> [Records for processing]
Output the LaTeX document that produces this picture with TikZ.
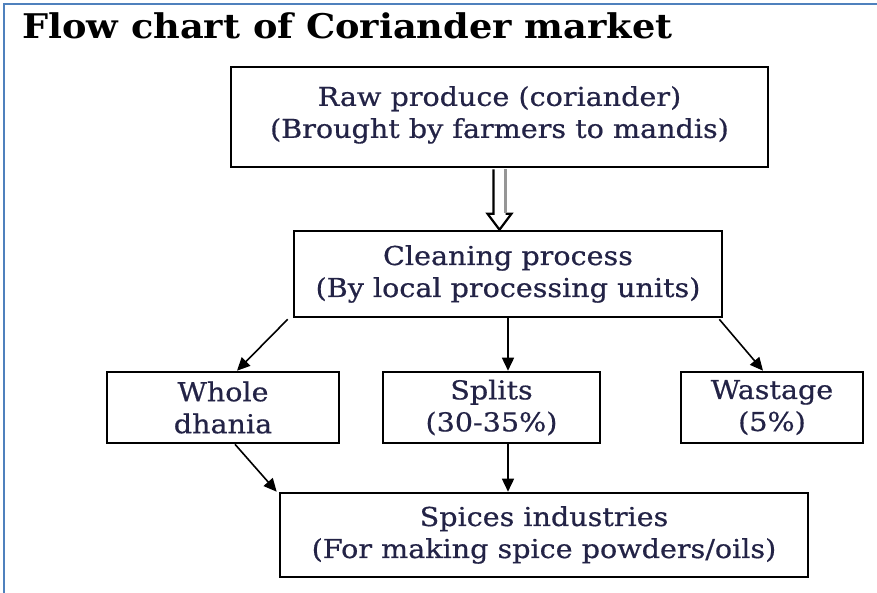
\documentclass[tikz,border=0pt]{standalone}
\usepackage{fontspec}
\setmainfont{DejaVu Serif}[FakeStretch=1.1,FakeBold=0.6]
\newfontfamily\titlefont{DejaVu Serif}[FakeStretch=1.08]
\usetikzlibrary{arrows.meta,calc}
\definecolor{framecol}{RGB}{79,129,189}
\definecolor{txtcol}{RGB}{35,35,70}
\definecolor{shadegray}{RGB}{150,150,150}
\tikzset{
  box/.style={draw=black, line width=2.6pt, fill=white, align=center, text=txtcol,
    font=\fontsize{26}{32}\selectfont, inner sep=0pt},
  conn/.style={draw=black, line width=1.6pt, -{Triangle[length=13pt,width=12pt]}},
  frameline/.style={draw=framecol, line width=2.4pt},
}
\begin{document}
\begin{tikzpicture}[x=1pt,y=-1pt]
\useasboundingbox (0,0) rectangle (877,593);
\fill[white] (0,0) rectangle (877,593);
\draw[frameline] (4,593) -- (4,4) -- (877,4);
\node[anchor=base west, font=\titlefont\bfseries\fontsize{34}{38}\selectfont, text=black, inner sep=0pt] (title) at (22,39) {Flow chart of Coriander market};

\node[box, minimum width=537pt, minimum height=100pt] (raw) at (499.5,117) {Raw produce (coriander)\\(Brought by farmers to mandis)\\[-22pt]};
\node[box, minimum width=428pt, minimum height=86pt] (clean) at (508,274) {Cleaning process\\(By local processing units)};
\node[box, minimum width=232pt, minimum height=71pt] (whole) at (223,407.5) {Whole\\dhania};
\node[box, minimum width=217pt, minimum height=71pt] (splits) at (491.5,407.5) {Splits\\(30-35\%)};
\node[box, minimum width=182pt, minimum height=71pt] (waste) at (772,407.5) {Wastage\\(5\%)};
\node[box, minimum width=528pt, minimum height=84pt] (spices) at (544,535) {Spices industries\\(For making spice powders/oils)};

% hollow arrow raw -> clean
\coordinate (tipc) at (raw.south |- clean.north);
\fill[white] ($(raw.south)+(-6,0)$) -- ($(tipc)+(-6,-16)$) -- ($(tipc)+(-12,-16)$) -- (tipc) -- ($(tipc)+(12,-16)$) -- ($(tipc)+(6,-16)$) -- ($(raw.south)+(6,0)$) -- cycle;
\draw[black, line width=2.2pt, line join=miter] ($(raw.south)+(-6,1)$) -- ($(tipc)+(-6,-16)$) -- ($(tipc)+(-12,-16)$) -- (tipc) -- ($(tipc)+(12,-16)$) -- ($(tipc)+(6,-16)$);
\draw[shadegray, line width=2.8pt] ($(raw.south)+(6,1)$) -- ($(tipc)+(6,-17)$);

% connectors
\draw[conn] ($(clean.south west)+(-5,1)$) -- ($(whole.north)+(14,0)$);
\draw[conn] (clean.south) -- (clean.south |- splits.north);
\draw[conn] ($(clean.south east)+(-4,1)$) -- ($(waste.north)+(-9,0)$);
\draw[conn] ($(whole.south)+(12,0)$) -- ($(spices.north west)+(-2,0)$);
\draw[conn] (clean.south |- splits.south) -- (clean.south |- spices.north);
\end{tikzpicture}
\end{document}
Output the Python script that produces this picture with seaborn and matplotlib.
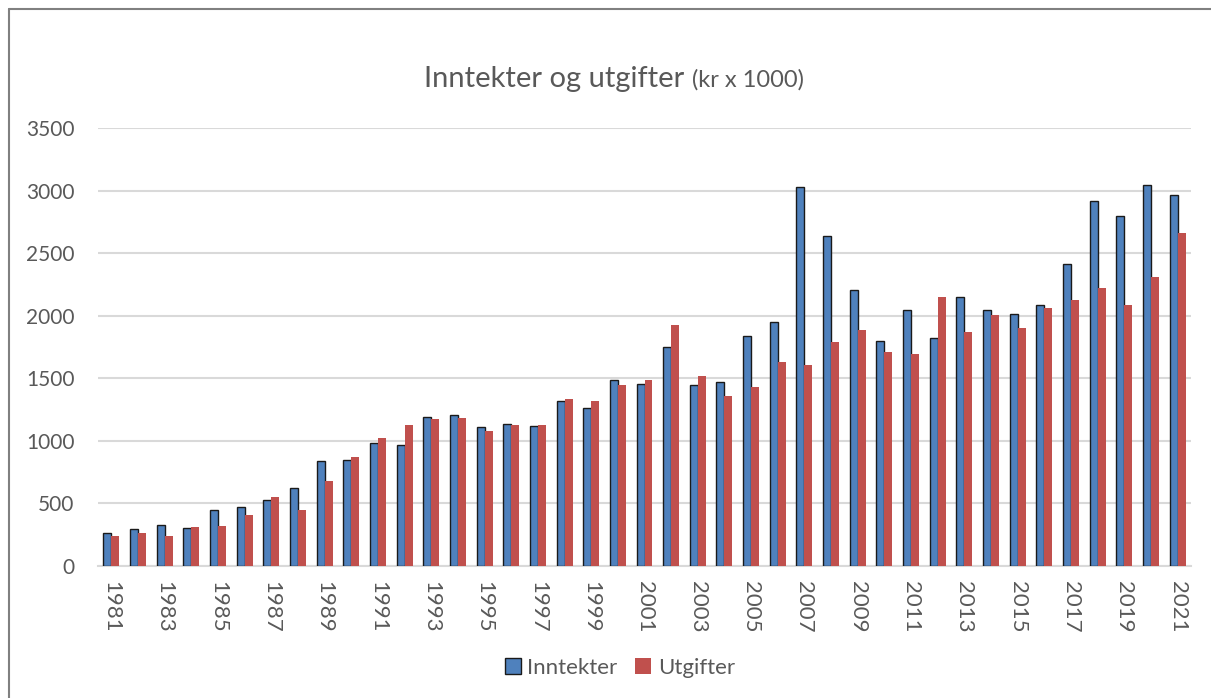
import matplotlib
matplotlib.use("Agg")
import matplotlib.pyplot as plt
import seaborn as sns
import pandas as pd
from matplotlib.patches import Patch
from matplotlib.lines import Line2D

years = list(range(1981, 2022))
inntekter = [262, 296, 325, 301, 445, 472, 525, 621, 837, 850, 984,
             965, 1187, 1203, 1110, 1134, 1120, 1318, 1262, 1485, 1456,
             1753, 1445, 1474, 1838, 1950, 3032, 2636, 2204, 1797, 2045,
             1820, 2147, 2043, 2011, 2085, 2416, 2917, 2797, 3042, 2965]
utgifter = [240, 264, 237, 312, 322, 410, 552, 445, 677, 872, 1026,
            1128, 1173, 1181, 1078, 1123, 1123, 1334, 1318, 1450, 1485,
            1928, 1522, 1360, 1427, 1634, 1605, 1790, 1885, 1709, 1696,
            2153, 1870, 2008, 1902, 2061, 2128, 2218, 2085, 2312, 2658]
series_names = ["Inntekter", "Utgifter"]
title_main = "Inntekter og utgifter"
title_sub = "(kr x 1000)"
yticks = [0, 500, 1000, 1500, 2000, 2500, 3000, 3500]

df = pd.DataFrame({
    "year": [str(y) for y in years] * 2,
    "value": inntekter + utgifter,
    "series": [series_names[0]] * len(years) + [series_names[1]] * len(years),
})

sns.set_style("white")
plt.rcParams["font.family"] = ["Lato", "DejaVu Sans"]

W, H = 1211, 698
fig = plt.figure(figsize=(W / 100, H / 100), dpi=100)
ax = fig.add_axes([98 / W, 1 - 566 / H, (1191 - 98) / W, (566 - 128) / H])

blue = "#4F81BD"
red = "#C0504D"
text_col = "#595959"

sns.barplot(data=df, x="year", y="value", hue="series",
            palette=[blue, red], width=0.6, gap=0, ax=ax,
            legend=False, saturation=1, zorder=3)

for p in ax.containers[0]:
    p.set_edgecolor("#1a1a1a")
    p.set_linewidth(1.0)
for p in ax.containers[1]:
    p.set_edgecolor("none")

ax.set_ylim(0, 3500)
ax.set_yticks(yticks)
ax.set_yticklabels([str(t) for t in yticks], fontsize=15, color=text_col)
ax.yaxis.grid(True, color="#d9d9d9", linewidth=1.5, zorder=0)
ax.set_axisbelow(True)
ax.set_xlim(-0.5, len(years) - 0.5)
ax.set_xticks(range(0, len(years), 2))
ax.set_xticklabels([str(y) for y in years[::2]], rotation=-90,
                   fontsize=16, color=text_col, va="top")
ax.tick_params(axis="x", length=0, pad=11)
ax.tick_params(axis="y", length=0, pad=17)
ax.set_xlabel("")
ax.set_ylabel("")
for s in ["top", "right", "left"]:
    ax.spines[s].set_visible(False)
ax.spines["bottom"].set_color("#d9d9d9")
ax.spines["bottom"].set_linewidth(1.5)

fig.text(684 / W, 1 - 87 / H, title_main, fontsize=21, color=text_col,
         ha="right", va="baseline")
fig.text(692 / W, 1 - 87 / H, title_sub, fontsize=17, color=text_col,
         ha="left", va="baseline")

handles = [Patch(facecolor=blue, edgecolor="#1a1a1a", linewidth=1.0),
           Patch(facecolor=red, edgecolor="none")]
fig.legend(handles, series_names, loc="center",
           bbox_to_anchor=(620 / W, 1 - 668 / H), ncol=2, frameon=False,
           fontsize=16, labelcolor=text_col, handlelength=0.7,
           handleheight=0.7, handletextpad=0.3, columnspacing=0.8)

fig.add_artist(Line2D([8.5 / W, 8.5 / W], [0, 1 - 8.5 / H],
                      transform=fig.transFigure, color="#808080", lw=1.5))
fig.add_artist(Line2D([8.5 / W, 1], [1 - 8.5 / H, 1 - 8.5 / H],
                      transform=fig.transFigure, color="#808080", lw=1.5))

fig.savefig("out.png", dpi=100)
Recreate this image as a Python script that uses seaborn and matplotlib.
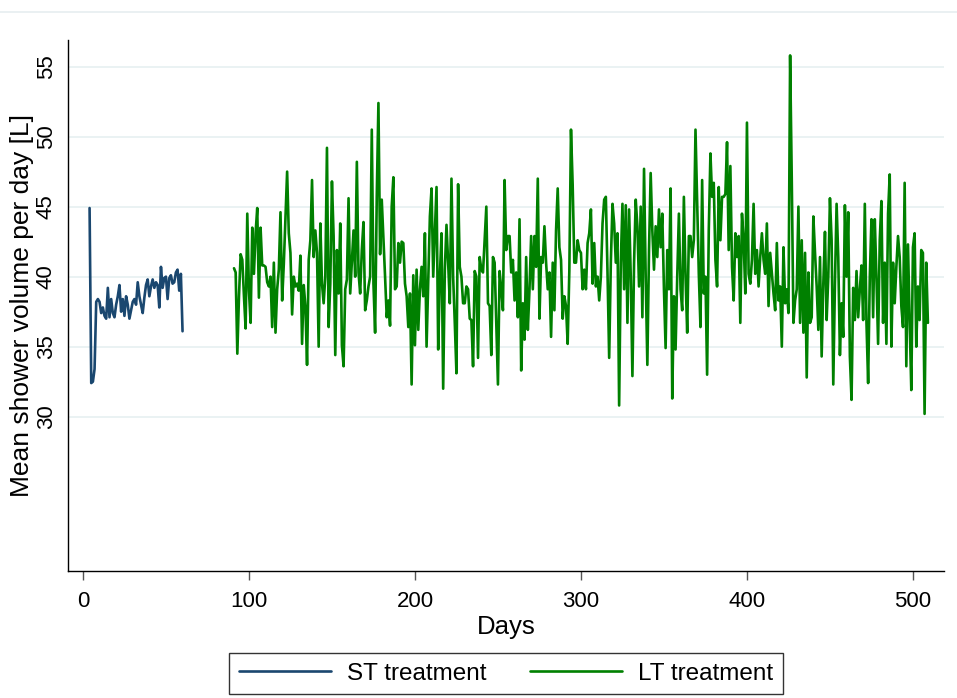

> [Brief]
Leave out the pictures and return every record word for word.

> [Finished answer]
Output the LaTeX document that produces this picture with TikZ.
\documentclass[tikz,border=0pt]{standalone}
\usepackage{fontspec}
\setmainfont{DejaVu Serif}[FakeStretch=1.1,FakeBold=0.6]
\newfontfamily\titlefont{DejaVu Serif}[FakeStretch=1.08]
\usetikzlibrary{arrows.meta,calc}
\definecolor{framecol}{RGB}{79,129,189}
\definecolor{txtcol}{RGB}{35,35,70}
\definecolor{shadegray}{RGB}{150,150,150}
\tikzset{
  box/.style={draw=black, line width=2.6pt, fill=white, align=center, text=txtcol,
    font=\fontsize{26}{32}\selectfont, inner sep=0pt},
  conn/.style={draw=black, line width=1.6pt, -{Triangle[length=13pt,width=12pt]}},
  frameline/.style={draw=framecol, line width=2.4pt},
}
\begin{document}
\begin{tikzpicture}[x=1pt,y=-1pt]
\useasboundingbox (0,0) rectangle (877,593);
\fill[white] (0,0) rectangle (877,593);
\draw[frameline] (4,593) -- (4,4) -- (877,4);
\node[anchor=base west, font=\titlefont\bfseries\fontsize{34}{38}\selectfont, text=black, inner sep=0pt] (title) at (22,39) {Flow chart of Coriander market};

\node[box, minimum width=537pt, minimum height=100pt] (raw) at (499.5,117) {Raw produce (coriander)\\(Brought by farmers to mandis)\\[-22pt]};
\node[box, minimum width=428pt, minimum height=86pt] (clean) at (508,274) {Cleaning process\\(By local processing units)};
\node[box, minimum width=232pt, minimum height=71pt] (whole) at (223,407.5) {Whole\\dhania};
\node[box, minimum width=217pt, minimum height=71pt] (splits) at (491.5,407.5) {Splits\\(30-35\%)};
\node[box, minimum width=182pt, minimum height=71pt] (waste) at (772,407.5) {Wastage\\(5\%)};
\node[box, minimum width=528pt, minimum height=84pt] (spices) at (544,535) {Spices industries\\(For making spice powders/oils)};

% hollow arrow raw -> clean
\coordinate (tipc) at (raw.south |- clean.north);
\fill[white] ($(raw.south)+(-6,0)$) -- ($(tipc)+(-6,-16)$) -- ($(tipc)+(-12,-16)$) -- (tipc) -- ($(tipc)+(12,-16)$) -- ($(tipc)+(6,-16)$) -- ($(raw.south)+(6,0)$) -- cycle;
\draw[black, line width=2.2pt, line join=miter] ($(raw.south)+(-6,1)$) -- ($(tipc)+(-6,-16)$) -- ($(tipc)+(-12,-16)$) -- (tipc) -- ($(tipc)+(12,-16)$) -- ($(tipc)+(6,-16)$);
\draw[shadegray, line width=2.8pt] ($(raw.south)+(6,1)$) -- ($(tipc)+(6,-17)$);

% connectors
\draw[conn] ($(clean.south west)+(-5,1)$) -- ($(whole.north)+(14,0)$);
\draw[conn] (clean.south) -- (clean.south |- splits.north);
\draw[conn] ($(clean.south east)+(-4,1)$) -- ($(waste.north)+(-9,0)$);
\draw[conn] ($(whole.south)+(12,0)$) -- ($(spices.north west)+(-2,0)$);
\draw[conn] (clean.south |- splits.south) -- (clean.south |- spices.north);
\end{tikzpicture}
\end{document}
Output the Python script that produces this picture with seaborn and matplotlib.
import matplotlib
matplotlib.use("Agg")
import matplotlib.pyplot as plt
import seaborn as sns
import pandas as pd
from matplotlib.patches import Patch
from matplotlib.lines import Line2D

years = list(range(1981, 2022))
inntekter = [262, 296, 325, 301, 445, 472, 525, 621, 837, 850, 984,
             965, 1187, 1203, 1110, 1134, 1120, 1318, 1262, 1485, 1456,
             1753, 1445, 1474, 1838, 1950, 3032, 2636, 2204, 1797, 2045,
             1820, 2147, 2043, 2011, 2085, 2416, 2917, 2797, 3042, 2965]
utgifter = [240, 264, 237, 312, 322, 410, 552, 445, 677, 872, 1026,
            1128, 1173, 1181, 1078, 1123, 1123, 1334, 1318, 1450, 1485,
            1928, 1522, 1360, 1427, 1634, 1605, 1790, 1885, 1709, 1696,
            2153, 1870, 2008, 1902, 2061, 2128, 2218, 2085, 2312, 2658]
series_names = ["Inntekter", "Utgifter"]
title_main = "Inntekter og utgifter"
title_sub = "(kr x 1000)"
yticks = [0, 500, 1000, 1500, 2000, 2500, 3000, 3500]

df = pd.DataFrame({
    "year": [str(y) for y in years] * 2,
    "value": inntekter + utgifter,
    "series": [series_names[0]] * len(years) + [series_names[1]] * len(years),
})

sns.set_style("white")
plt.rcParams["font.family"] = ["Lato", "DejaVu Sans"]

W, H = 1211, 698
fig = plt.figure(figsize=(W / 100, H / 100), dpi=100)
ax = fig.add_axes([98 / W, 1 - 566 / H, (1191 - 98) / W, (566 - 128) / H])

blue = "#4F81BD"
red = "#C0504D"
text_col = "#595959"

sns.barplot(data=df, x="year", y="value", hue="series",
            palette=[blue, red], width=0.6, gap=0, ax=ax,
            legend=False, saturation=1, zorder=3)

for p in ax.containers[0]:
    p.set_edgecolor("#1a1a1a")
    p.set_linewidth(1.0)
for p in ax.containers[1]:
    p.set_edgecolor("none")

ax.set_ylim(0, 3500)
ax.set_yticks(yticks)
ax.set_yticklabels([str(t) for t in yticks], fontsize=15, color=text_col)
ax.yaxis.grid(True, color="#d9d9d9", linewidth=1.5, zorder=0)
ax.set_axisbelow(True)
ax.set_xlim(-0.5, len(years) - 0.5)
ax.set_xticks(range(0, len(years), 2))
ax.set_xticklabels([str(y) for y in years[::2]], rotation=-90,
                   fontsize=16, color=text_col, va="top")
ax.tick_params(axis="x", length=0, pad=11)
ax.tick_params(axis="y", length=0, pad=17)
ax.set_xlabel("")
ax.set_ylabel("")
for s in ["top", "right", "left"]:
    ax.spines[s].set_visible(False)
ax.spines["bottom"].set_color("#d9d9d9")
ax.spines["bottom"].set_linewidth(1.5)

fig.text(684 / W, 1 - 87 / H, title_main, fontsize=21, color=text_col,
         ha="right", va="baseline")
fig.text(692 / W, 1 - 87 / H, title_sub, fontsize=17, color=text_col,
         ha="left", va="baseline")

handles = [Patch(facecolor=blue, edgecolor="#1a1a1a", linewidth=1.0),
           Patch(facecolor=red, edgecolor="none")]
fig.legend(handles, series_names, loc="center",
           bbox_to_anchor=(620 / W, 1 - 668 / H), ncol=2, frameon=False,
           fontsize=16, labelcolor=text_col, handlelength=0.7,
           handleheight=0.7, handletextpad=0.3, columnspacing=0.8)

fig.add_artist(Line2D([8.5 / W, 8.5 / W], [0, 1 - 8.5 / H],
                      transform=fig.transFigure, color="#808080", lw=1.5))
fig.add_artist(Line2D([8.5 / W, 1], [1 - 8.5 / H, 1 - 8.5 / H],
                      transform=fig.transFigure, color="#808080", lw=1.5))

fig.savefig("out.png", dpi=100)
Recreate this image as a Python script that uses seaborn and matplotlib.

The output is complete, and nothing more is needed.